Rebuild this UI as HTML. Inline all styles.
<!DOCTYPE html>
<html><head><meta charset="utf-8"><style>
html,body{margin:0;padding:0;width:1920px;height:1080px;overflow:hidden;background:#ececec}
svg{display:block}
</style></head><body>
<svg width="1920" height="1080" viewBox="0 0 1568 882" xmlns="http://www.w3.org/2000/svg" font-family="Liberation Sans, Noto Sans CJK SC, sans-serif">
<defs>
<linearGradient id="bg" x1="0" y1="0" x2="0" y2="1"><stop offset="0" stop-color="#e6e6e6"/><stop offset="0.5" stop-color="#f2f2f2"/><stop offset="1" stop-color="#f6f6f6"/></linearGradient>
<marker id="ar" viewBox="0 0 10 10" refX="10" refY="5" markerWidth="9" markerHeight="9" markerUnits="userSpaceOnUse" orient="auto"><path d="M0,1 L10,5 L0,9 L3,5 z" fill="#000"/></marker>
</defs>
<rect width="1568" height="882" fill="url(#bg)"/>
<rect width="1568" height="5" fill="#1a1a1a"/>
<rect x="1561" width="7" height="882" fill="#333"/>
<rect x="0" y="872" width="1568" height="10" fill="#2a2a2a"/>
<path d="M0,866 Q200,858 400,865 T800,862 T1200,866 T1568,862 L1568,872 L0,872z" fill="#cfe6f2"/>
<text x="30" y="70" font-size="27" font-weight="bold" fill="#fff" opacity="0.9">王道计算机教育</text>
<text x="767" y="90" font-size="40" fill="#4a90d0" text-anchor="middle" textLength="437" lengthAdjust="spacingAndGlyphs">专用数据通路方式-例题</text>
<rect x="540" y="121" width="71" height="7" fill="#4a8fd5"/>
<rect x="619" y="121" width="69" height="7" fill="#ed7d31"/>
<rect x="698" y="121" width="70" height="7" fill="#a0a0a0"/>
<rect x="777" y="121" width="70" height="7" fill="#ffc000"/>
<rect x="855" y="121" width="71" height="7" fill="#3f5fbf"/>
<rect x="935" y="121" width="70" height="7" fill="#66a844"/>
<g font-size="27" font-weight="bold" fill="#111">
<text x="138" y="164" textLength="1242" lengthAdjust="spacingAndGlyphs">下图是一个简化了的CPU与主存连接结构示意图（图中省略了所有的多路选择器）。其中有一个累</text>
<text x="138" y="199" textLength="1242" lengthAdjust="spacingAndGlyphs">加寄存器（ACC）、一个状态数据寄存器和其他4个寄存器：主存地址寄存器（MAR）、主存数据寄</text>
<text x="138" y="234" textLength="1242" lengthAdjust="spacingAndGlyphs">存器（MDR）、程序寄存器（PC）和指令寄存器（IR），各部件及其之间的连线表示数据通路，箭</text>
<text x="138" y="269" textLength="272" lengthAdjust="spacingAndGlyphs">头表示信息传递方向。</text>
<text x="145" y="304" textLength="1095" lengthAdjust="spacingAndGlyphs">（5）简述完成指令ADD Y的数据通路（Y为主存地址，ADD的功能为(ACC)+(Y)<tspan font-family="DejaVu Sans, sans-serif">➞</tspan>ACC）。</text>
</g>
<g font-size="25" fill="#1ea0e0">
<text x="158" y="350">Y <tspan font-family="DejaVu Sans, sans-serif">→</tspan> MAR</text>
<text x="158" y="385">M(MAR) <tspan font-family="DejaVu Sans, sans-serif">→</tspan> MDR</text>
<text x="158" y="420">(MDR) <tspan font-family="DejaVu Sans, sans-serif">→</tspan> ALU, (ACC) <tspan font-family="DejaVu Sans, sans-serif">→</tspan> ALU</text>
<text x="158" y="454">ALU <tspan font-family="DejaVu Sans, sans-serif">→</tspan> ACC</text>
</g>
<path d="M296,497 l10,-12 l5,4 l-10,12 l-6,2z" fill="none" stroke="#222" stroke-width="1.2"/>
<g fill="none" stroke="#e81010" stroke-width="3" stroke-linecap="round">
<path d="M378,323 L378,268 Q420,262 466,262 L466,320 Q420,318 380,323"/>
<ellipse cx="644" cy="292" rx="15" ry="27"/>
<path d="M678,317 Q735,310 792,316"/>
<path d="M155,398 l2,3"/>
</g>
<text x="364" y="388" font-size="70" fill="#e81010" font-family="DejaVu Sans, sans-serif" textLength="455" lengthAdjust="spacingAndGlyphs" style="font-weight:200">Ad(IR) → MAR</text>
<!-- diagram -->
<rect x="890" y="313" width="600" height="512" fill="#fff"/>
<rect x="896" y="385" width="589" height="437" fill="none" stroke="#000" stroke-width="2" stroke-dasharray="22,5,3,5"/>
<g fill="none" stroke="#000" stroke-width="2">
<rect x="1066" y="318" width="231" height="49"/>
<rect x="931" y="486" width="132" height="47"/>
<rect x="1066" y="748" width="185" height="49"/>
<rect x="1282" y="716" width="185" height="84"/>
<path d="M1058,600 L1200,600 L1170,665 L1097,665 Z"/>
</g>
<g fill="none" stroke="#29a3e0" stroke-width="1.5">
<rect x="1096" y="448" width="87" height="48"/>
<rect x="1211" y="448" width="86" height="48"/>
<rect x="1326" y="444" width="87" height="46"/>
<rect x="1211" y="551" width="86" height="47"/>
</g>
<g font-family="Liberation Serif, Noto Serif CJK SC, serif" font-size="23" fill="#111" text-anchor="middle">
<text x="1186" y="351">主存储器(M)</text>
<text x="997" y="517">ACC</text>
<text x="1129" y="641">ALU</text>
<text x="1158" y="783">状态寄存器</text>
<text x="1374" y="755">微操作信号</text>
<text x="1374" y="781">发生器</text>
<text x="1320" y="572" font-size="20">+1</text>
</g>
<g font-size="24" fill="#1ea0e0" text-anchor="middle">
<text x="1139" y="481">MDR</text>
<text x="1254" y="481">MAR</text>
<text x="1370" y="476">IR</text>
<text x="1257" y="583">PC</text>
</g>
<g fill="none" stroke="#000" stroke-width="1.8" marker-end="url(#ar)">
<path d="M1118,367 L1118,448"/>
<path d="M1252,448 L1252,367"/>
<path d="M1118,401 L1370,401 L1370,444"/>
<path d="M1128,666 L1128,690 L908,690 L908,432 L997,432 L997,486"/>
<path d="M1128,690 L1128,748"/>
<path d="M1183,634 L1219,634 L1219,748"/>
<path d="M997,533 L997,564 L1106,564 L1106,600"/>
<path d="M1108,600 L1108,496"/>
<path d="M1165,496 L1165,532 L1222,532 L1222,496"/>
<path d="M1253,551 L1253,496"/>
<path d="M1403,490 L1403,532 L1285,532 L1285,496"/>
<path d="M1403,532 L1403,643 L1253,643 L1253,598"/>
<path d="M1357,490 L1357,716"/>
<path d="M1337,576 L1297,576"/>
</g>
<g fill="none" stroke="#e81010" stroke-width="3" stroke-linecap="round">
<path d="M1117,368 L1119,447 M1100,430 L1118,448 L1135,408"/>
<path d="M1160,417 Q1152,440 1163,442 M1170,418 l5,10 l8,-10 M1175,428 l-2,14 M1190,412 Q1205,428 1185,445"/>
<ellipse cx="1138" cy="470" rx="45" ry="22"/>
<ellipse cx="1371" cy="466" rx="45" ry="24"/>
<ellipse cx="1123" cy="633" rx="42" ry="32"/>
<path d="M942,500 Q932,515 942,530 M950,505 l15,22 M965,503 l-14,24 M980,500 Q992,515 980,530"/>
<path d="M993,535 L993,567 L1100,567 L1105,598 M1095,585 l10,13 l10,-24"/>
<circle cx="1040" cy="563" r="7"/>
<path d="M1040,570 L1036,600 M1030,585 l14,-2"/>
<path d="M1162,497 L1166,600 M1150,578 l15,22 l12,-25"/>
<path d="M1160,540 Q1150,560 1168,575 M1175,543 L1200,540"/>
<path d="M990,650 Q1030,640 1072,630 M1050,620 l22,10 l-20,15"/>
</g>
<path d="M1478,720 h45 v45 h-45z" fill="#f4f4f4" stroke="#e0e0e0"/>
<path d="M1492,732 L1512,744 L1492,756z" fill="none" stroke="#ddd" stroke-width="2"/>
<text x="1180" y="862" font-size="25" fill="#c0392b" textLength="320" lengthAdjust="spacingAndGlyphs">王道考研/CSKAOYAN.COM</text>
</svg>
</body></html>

* * *

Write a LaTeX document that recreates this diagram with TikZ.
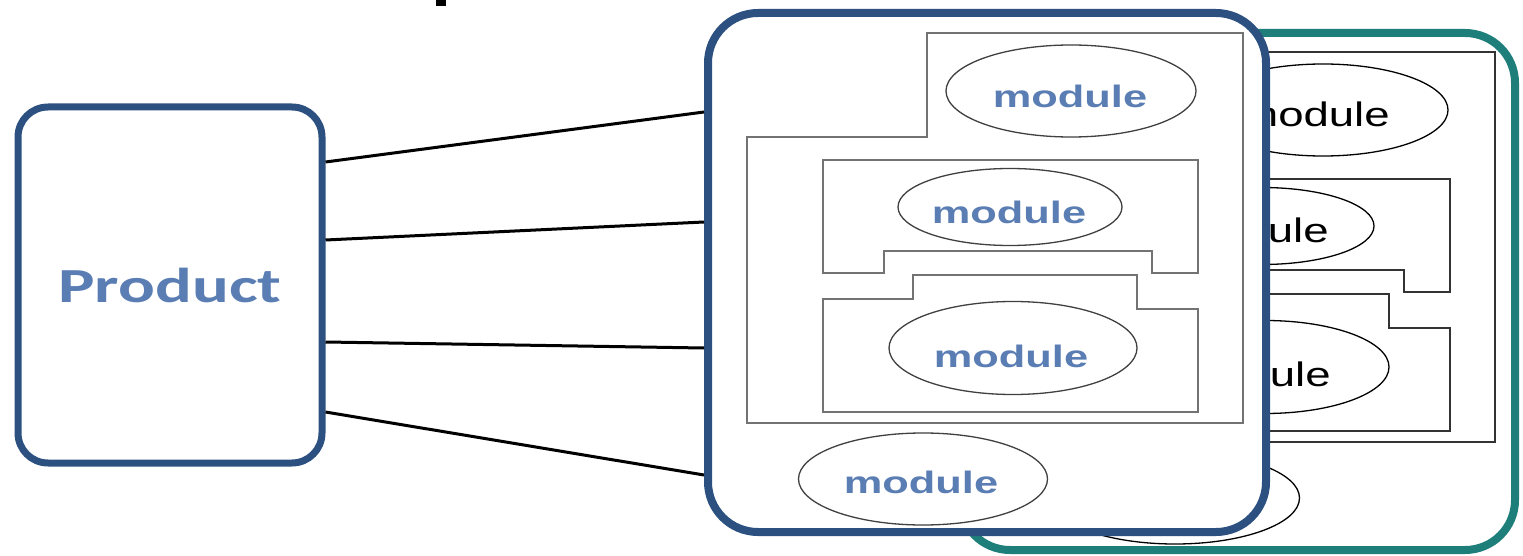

Task to carry out — Count how many lines of the material hold the string "this". Give the number and nothing more.

Solution — 2